Companies and government agencies alike can actually do a lot to start building strong defenses necessary to protect, detect, mitigate, and respond to persistent cyber threats, but they don’t always have the will, the resources, or the knowledge needed. As a start, organizations should guard against phishing attacks, sanitize their email attachments, develop Data Loss Prevention strategies, guard against insider threats, and encrypt all their sensitive data. Unfortunately, very few companies and government agencies have undertaken these measures to date. Their failure to do so has already cost them millions of dollars in post-breach investigation, remediation, and recovery costs; damages to reputation and brand value; and even the resignation of top executives (e.g.

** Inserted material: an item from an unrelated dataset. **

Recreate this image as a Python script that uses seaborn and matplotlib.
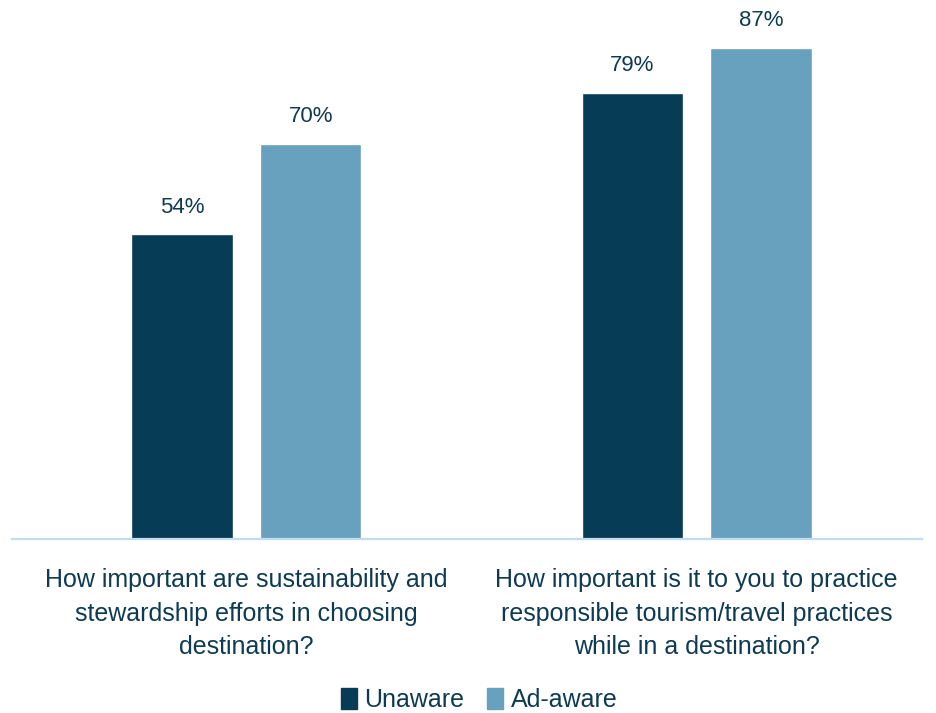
import matplotlib
matplotlib.use("Agg")
import matplotlib.pyplot as plt
import matplotlib.patches as mpatches
import seaborn as sns
import pandas as pd
from matplotlib import font_manager

questions = [
    "How important are sustainability and\nstewardship efforts in choosing\ndestination?",
    "How important is it to you to practice\nresponsible tourism/travel practices\nwhile in a destination?",
]
groups = ["Unaware", "Ad-aware"]
unaware = [54, 79]
ad_aware = [70, 87]

colors = {"Unaware": "#063C56", "Ad-aware": "#67A1BD"}
text_color = "#0E3B52"

sns.set_theme(style="white")
installed = {f.name for f in font_manager.fontManager.ttflist}
family = ["Liberation Sans Narrow", "Liberation Sans", "DejaVu Sans"]
family = [f for f in family if f in installed] or ["DejaVu Sans"]
plt.rcParams["font.family"] = family

df = pd.DataFrame({
    "question": questions * 2,
    "group": [groups[0]] * 2 + [groups[1]] * 2,
    "value": unaware + ad_aware,
})

fig = plt.figure(figsize=(9.37, 7.13), dpi=100)
H = 713
ax = fig.add_axes([12 / 937, (H - 539) / H, 910 / 937, 529 / H])

sns.barplot(data=df, x="question", y="value", hue="group", order=questions,
            hue_order=groups, palette=colors, width=0.571, gap=0.21,
            saturation=1, ax=ax, legend=False)

ax.set_xlim(-0.521, 1.501)
ax.set_ylim(0, 529 / 5.645)

for cont in ax.containers:
    ax.bar_label(cont, labels=[f"{v:g}%" for v in cont.datavalues],
                 padding=12, fontsize=16, color=text_color)

ax.set_xlabel("")
ax.set_ylabel("")
ax.set_yticks([])
ax.tick_params(axis="x", length=0, pad=21, labelsize=18, labelcolor=text_color)
for lab in ax.get_xticklabels():
    lab.set_linespacing(1.5)
for s in ["left", "right", "top"]:
    ax.spines[s].set_visible(False)
ax.spines["bottom"].set_color("#BFDDEF")
ax.spines["bottom"].set_linewidth(1.6)

handles = [mpatches.Patch(color=colors[g], label=g) for g in groups]
fig.legend(handles=handles, loc="center", bbox_to_anchor=(479 / 937, (H - 700) / H),
           ncol=2, frameon=False, fontsize=18, handlelength=0.65, handleheight=0.9,
           handletextpad=0.3, columnspacing=0.9, labelcolor=text_color)

fig.savefig("out.png", dpi=100, facecolor="white")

Target, Sony, OPM). Cybersecurity cannot be treated as an isolated “IT problem” best left to the IT department alone. As I have argued before, this approach is both untenable and dangerous. Achieving cybersecurity requires the consistent attention and commitment of every organization’s most senior leaders. Those senior leaders must see cyber risk as a component of their organization’s overall security posture, and work to integrate cybersecurity front and center into their daily activities and anchor it into their decision-making processes in a holistic and comprehensive manner. And our national leaders have an additional responsibility to assure the safety and security of our country’s most valuable, sensitive information, systems, and infrastructure.

The fact that foreign actors may be attacking our nation’s computer systems—let alone a powerful adversary like Russia—in an apparent attempt to influence a presidential election should concern all Americans of any party. As Bruce Schneier noted, “this kind of cyber attack targets the very core of our democratic process. And it points to the possibility of an even worse problem in November—that our election systems and our voting machines could be vulnerable to a similar attack.”

There have also been speculations that the recent hacks might somehow represent payback for the position taken by the Obama Administration and then Secretary of State Clinton in support of Internet freedom—including efforts to help individuals silenced by their authoritarian governments (i.e. Russia and China)—and that those policies and rhetoric constituted a U.S. strategy to intervene in the domestic politics of foreign countries through cyber means. This and other theories offered by experts frame recent hacks and the release of DNC emails (and potentially new disclosures promised by WikiLeaks founder Julian Assange) in ways that reinforce the increasing political and economic risks that highly-connected countries face and the lack of global norms regulating cyberspace. As David Fidler concludes, “the escalating risks and paucity of agreed norms help explain the growing prominence of coercion, retaliation, and deterrence in cybersecurity policies. Frequent calls for retaliation against Russia, if Russian involvement in the DNC leaks is sufficiently established, highlight these rising dangers, the entrenched disagreements about appropriate state behavior in cyberspace, and the growing desire to address cybersecurity threats through power politics.”